* [EXERCISE DIRECTIONS]: Find the line with "Give me the Altair source for this chart." and the line with "nd = NormalDist()", then repeat both of them and every line in between exactly. Omit the pictures.

* [RECORDS PROVIDED]:

┄┄┄┄┄┄

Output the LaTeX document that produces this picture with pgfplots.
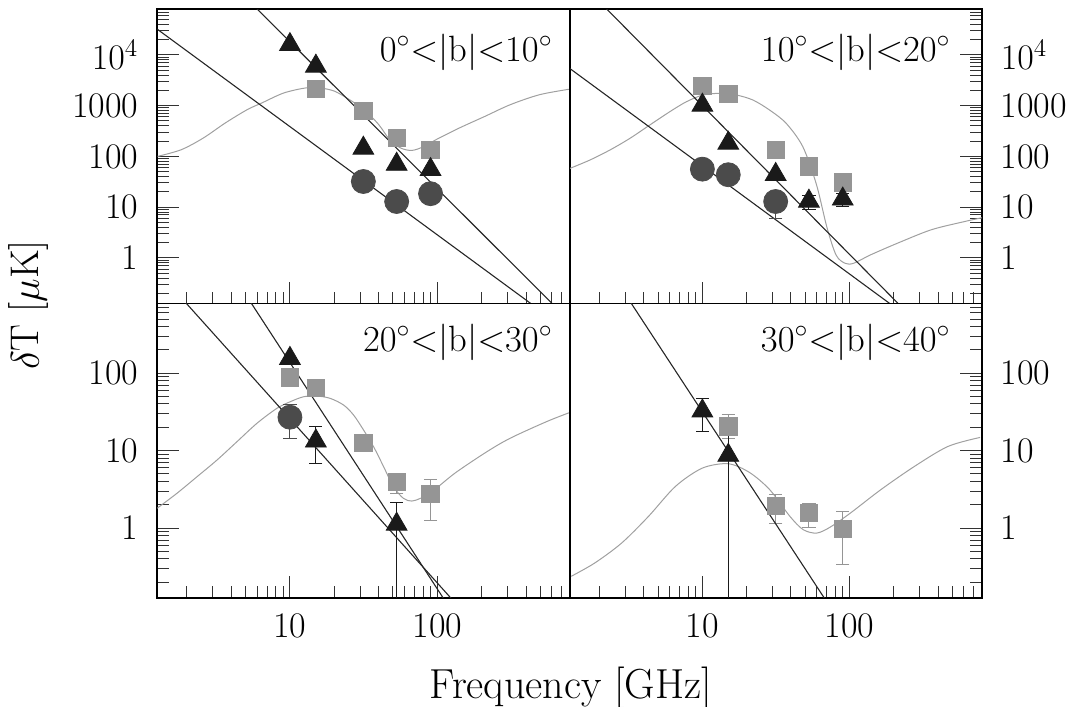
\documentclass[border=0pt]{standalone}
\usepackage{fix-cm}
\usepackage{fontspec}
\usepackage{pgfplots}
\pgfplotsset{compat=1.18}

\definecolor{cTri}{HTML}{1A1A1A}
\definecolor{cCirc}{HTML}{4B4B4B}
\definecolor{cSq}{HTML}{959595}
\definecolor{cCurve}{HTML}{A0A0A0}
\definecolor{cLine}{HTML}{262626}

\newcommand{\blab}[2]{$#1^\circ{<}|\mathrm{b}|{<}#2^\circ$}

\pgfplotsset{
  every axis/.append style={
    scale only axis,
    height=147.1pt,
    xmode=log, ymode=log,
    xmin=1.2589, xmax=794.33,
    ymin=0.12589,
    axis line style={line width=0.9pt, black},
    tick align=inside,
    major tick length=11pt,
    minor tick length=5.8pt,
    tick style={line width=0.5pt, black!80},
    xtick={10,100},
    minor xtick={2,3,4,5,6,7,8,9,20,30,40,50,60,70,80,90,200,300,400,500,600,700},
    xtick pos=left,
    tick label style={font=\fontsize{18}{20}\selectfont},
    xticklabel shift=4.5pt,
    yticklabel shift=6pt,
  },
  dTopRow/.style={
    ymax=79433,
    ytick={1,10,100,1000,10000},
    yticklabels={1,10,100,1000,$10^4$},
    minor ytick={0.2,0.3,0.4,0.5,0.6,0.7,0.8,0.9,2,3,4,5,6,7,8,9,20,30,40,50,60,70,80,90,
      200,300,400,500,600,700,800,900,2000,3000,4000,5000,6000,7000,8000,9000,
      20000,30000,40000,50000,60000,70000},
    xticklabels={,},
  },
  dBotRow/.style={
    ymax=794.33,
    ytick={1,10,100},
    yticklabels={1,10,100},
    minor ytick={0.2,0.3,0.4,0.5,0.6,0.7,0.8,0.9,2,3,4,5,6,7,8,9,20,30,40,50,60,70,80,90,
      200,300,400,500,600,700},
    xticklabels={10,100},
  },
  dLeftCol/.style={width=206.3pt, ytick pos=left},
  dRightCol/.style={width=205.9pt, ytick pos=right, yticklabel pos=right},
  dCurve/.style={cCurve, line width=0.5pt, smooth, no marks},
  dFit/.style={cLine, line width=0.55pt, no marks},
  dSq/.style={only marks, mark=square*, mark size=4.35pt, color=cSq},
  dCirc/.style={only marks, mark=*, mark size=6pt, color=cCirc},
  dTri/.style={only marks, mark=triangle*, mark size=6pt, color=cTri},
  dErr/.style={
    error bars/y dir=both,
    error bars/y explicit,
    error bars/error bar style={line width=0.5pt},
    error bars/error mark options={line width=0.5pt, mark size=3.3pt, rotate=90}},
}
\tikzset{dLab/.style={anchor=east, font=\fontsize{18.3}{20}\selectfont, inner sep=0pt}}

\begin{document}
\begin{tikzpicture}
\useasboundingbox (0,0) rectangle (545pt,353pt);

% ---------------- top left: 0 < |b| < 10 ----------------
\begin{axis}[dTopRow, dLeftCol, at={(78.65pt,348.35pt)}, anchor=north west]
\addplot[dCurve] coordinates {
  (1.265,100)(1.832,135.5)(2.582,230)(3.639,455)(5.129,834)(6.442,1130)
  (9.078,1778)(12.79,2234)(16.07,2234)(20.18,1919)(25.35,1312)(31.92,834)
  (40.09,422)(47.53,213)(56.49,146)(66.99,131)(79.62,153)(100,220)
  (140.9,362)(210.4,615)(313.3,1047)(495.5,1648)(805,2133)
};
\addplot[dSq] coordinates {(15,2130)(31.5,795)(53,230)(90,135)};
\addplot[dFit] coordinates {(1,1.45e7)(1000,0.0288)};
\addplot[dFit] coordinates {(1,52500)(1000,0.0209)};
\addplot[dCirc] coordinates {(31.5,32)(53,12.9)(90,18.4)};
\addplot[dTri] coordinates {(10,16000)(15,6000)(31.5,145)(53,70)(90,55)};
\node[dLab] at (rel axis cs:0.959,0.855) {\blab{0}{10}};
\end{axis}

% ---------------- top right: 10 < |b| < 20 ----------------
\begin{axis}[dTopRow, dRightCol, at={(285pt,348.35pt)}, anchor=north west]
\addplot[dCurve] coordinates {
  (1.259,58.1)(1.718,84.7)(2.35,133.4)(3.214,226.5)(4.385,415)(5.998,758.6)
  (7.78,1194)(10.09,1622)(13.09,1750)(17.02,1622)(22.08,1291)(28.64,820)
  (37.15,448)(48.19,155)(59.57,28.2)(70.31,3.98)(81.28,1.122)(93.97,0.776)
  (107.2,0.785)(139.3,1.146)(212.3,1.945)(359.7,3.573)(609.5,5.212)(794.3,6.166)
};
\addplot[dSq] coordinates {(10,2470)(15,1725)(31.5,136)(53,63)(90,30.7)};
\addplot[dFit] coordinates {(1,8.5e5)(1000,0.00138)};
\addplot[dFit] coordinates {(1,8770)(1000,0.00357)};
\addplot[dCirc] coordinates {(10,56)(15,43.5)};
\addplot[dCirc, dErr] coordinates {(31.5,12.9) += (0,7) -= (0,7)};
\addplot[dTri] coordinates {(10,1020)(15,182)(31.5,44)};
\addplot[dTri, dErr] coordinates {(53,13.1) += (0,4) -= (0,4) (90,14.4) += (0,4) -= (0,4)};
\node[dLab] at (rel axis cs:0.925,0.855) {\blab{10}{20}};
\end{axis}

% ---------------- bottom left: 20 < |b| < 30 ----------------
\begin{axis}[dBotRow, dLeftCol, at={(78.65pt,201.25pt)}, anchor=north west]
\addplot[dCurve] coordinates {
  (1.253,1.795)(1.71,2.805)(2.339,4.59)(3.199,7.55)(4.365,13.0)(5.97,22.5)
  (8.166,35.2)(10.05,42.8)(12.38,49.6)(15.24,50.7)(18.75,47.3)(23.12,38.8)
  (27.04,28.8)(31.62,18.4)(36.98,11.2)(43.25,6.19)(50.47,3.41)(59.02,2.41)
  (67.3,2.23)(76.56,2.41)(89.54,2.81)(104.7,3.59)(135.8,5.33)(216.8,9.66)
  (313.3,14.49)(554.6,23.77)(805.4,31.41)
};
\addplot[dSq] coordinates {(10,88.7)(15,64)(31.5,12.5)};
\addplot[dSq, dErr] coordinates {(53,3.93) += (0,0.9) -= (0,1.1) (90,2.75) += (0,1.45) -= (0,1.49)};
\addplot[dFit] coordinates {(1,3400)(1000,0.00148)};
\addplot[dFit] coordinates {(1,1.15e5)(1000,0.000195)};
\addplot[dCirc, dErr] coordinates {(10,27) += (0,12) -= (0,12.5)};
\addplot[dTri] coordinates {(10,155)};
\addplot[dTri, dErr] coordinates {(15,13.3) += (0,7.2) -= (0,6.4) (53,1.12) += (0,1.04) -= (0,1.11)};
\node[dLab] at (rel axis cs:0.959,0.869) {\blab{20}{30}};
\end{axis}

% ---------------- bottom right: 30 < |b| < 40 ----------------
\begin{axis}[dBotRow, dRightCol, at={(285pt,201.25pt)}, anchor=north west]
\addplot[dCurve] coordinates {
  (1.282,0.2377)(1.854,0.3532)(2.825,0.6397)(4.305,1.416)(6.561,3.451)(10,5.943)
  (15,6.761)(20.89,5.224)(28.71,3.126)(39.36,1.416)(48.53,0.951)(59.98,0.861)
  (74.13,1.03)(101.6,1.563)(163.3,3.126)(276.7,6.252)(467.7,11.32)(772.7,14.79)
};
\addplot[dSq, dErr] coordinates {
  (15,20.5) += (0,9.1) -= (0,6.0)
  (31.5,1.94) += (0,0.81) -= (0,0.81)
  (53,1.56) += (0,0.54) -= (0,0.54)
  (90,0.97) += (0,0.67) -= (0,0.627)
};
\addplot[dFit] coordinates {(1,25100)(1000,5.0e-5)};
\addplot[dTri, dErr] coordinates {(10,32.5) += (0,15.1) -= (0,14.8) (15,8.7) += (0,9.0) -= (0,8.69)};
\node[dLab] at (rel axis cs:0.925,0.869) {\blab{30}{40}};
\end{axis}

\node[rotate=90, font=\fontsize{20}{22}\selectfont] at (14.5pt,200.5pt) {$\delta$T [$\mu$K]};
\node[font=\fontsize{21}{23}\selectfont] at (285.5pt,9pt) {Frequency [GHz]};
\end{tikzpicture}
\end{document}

┄┄┄┄┄┄

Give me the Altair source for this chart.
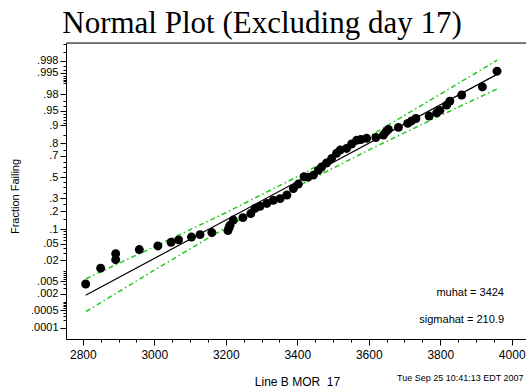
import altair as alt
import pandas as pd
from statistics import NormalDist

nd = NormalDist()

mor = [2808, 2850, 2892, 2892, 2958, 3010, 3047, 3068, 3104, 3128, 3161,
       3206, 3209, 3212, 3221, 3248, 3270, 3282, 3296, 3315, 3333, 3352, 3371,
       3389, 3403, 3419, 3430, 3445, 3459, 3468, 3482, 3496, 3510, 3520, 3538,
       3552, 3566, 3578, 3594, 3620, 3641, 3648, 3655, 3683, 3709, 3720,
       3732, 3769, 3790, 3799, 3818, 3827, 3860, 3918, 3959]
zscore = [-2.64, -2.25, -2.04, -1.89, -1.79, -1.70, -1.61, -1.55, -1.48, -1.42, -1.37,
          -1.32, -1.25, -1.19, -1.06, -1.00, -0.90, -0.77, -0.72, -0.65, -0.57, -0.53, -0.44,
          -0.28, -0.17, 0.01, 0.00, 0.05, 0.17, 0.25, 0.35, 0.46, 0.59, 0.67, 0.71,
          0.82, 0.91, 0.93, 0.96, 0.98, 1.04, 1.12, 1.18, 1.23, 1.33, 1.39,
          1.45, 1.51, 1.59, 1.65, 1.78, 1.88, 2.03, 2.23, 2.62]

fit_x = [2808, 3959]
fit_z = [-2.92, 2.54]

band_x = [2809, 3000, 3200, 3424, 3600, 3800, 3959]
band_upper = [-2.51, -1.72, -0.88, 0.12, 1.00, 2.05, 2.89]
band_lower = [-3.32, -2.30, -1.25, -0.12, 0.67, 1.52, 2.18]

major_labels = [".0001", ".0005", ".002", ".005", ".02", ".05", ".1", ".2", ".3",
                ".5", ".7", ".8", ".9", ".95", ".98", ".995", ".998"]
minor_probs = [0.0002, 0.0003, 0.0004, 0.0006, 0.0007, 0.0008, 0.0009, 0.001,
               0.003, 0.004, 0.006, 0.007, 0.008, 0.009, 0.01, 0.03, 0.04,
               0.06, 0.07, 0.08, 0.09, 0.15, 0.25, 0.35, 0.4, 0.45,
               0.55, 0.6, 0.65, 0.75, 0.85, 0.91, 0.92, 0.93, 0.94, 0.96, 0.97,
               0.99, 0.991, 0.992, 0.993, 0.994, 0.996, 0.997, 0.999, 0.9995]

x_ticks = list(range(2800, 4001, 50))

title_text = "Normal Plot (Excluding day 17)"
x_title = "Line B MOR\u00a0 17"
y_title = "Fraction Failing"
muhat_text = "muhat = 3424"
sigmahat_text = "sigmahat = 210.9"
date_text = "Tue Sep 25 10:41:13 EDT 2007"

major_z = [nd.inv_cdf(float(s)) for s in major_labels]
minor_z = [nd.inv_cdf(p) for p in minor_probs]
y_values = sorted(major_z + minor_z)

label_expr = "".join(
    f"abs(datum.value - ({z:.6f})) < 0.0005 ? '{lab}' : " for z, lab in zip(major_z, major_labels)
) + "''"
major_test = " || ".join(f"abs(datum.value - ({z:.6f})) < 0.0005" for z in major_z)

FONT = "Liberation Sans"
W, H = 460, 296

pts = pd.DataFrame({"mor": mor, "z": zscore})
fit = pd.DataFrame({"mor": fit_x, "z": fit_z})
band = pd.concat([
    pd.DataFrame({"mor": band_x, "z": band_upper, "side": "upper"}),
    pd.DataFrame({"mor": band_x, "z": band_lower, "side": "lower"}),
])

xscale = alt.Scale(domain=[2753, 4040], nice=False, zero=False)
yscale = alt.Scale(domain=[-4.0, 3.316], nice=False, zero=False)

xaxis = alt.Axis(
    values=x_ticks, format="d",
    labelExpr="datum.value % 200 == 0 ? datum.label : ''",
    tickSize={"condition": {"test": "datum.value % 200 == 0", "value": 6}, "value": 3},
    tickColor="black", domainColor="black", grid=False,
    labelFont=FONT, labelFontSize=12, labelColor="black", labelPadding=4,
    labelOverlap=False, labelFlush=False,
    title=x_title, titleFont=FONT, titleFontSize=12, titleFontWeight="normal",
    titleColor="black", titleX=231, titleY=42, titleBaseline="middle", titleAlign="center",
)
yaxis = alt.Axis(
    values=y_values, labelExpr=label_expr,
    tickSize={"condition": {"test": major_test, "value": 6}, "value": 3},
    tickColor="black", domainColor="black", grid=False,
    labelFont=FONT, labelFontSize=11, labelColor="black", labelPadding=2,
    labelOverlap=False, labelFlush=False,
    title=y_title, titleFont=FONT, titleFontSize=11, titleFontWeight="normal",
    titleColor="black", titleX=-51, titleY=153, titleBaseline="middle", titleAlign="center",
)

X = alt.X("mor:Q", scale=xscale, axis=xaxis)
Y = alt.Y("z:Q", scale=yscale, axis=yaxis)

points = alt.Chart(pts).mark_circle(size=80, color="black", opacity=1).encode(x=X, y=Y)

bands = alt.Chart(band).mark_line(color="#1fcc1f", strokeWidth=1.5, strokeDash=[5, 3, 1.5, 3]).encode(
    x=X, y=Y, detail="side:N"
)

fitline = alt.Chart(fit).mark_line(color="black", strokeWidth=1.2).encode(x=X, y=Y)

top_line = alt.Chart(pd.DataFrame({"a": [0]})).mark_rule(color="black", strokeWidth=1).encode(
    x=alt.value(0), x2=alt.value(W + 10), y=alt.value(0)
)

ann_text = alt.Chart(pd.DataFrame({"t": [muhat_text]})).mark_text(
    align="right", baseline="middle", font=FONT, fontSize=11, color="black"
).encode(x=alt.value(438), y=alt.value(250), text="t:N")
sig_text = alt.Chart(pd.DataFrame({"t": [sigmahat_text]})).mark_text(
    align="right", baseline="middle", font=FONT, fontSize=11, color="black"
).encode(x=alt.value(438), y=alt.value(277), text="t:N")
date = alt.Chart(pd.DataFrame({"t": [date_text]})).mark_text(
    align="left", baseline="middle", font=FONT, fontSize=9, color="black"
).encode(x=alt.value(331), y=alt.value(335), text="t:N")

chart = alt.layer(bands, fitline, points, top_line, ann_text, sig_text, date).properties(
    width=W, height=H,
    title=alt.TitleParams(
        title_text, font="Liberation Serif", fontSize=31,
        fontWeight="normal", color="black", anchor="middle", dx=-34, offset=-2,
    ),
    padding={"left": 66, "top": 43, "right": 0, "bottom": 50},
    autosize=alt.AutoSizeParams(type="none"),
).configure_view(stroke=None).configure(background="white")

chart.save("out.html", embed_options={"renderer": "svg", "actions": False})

┄┄┄┄┄┄

* [RESPONSE]:
Give me the Altair source for this chart.
import altair as alt
import pandas as pd
from statistics import NormalDist

nd = NormalDist()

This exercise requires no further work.